Two narrative strands
There are two different strands throughout this plaintive novel: the need to report the grim business of exhumation and the need to remember. It is in the flashbacks to events in the war, in the "remembered wars" that Kadaré's genius is seen. It is always the deepest memory that digs into the sub-conscious and which combines with imagination to create something new and enduring. Clearly, in these remembrances, it is the time that separates the events and the writing about them that is decisive factor. The experiences recounted are those of a young partisan, the uncertainties of life and death, the close comradeship in arms, especially among guerrillas, the meaning and exhilaration of fear that have changed him forever.
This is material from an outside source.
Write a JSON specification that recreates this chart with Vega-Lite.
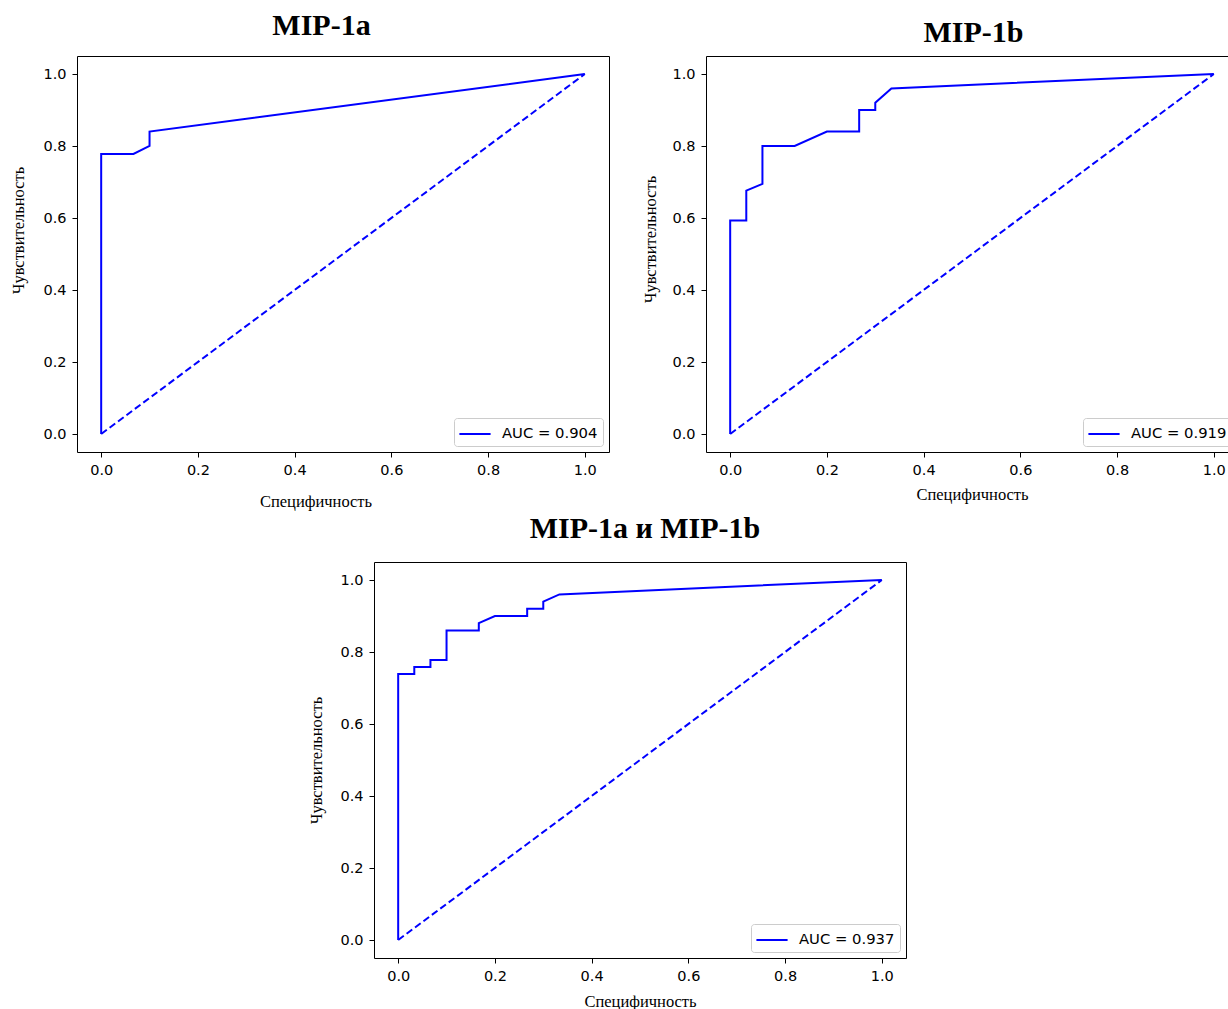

But it takes time for the changes to become part of the new "selves" and it is the older "selves" who have been metamorphosed by the trauma of war and life who write such memoirs or novels. They look on themselves when young and innocent, as though on another life and the questions they ask of memory are not the kind that the young ask.
Of course the usual narrative questions are asked in these flashbacks What happened there? What happened to them? But more important are the deeper philosophical questions: Who was I then? How did I become what I am? The whole definition of the meaning of courage changes altogether. Courage is no longer the challenge of facing the enemy, the hostile environment of Albania; courage now becomes the ability to come to terms with your self and the carnage around you. Put it another way, courage means coming to terms with your memories. For most men, understanding comes very slowly and "imagination must wait upon memory to reveal itself", as Latin American writers are so fond of saying.
The true heroes
And when memory and imagination meet, the true heroes are not the heroes who win medals: the conventional heroes are by and large no good for war novels; they stand too close to the centre of the values of war ("my country, right or wrong"). It is the anti-hero, the nondescript foot soldier, who emerges as the real hero, the one who "fights without hope and (hence) fights with grace". Memory always likes a man without medals.
If Kadaré's General joins the ranks of all-time classics, it is because, in the final analysis, of his style: plain, unvarnished, unheroic. He has merely reproduced the experiences of partisans in the Second World War in Albania, and laced it with his own imagination to give us a picture of what it would have meant to the thousands who died defending it against fascist forces. There is no plot, no climax, no happy ending to this book. It is narrative without heroics and, by and large, true. It is as his memory preserved it, and set down as a picture of war without comment. As the epigraph to All Quiet on the Western Front put it, "Death is not an adventure to those who stand face to face with it".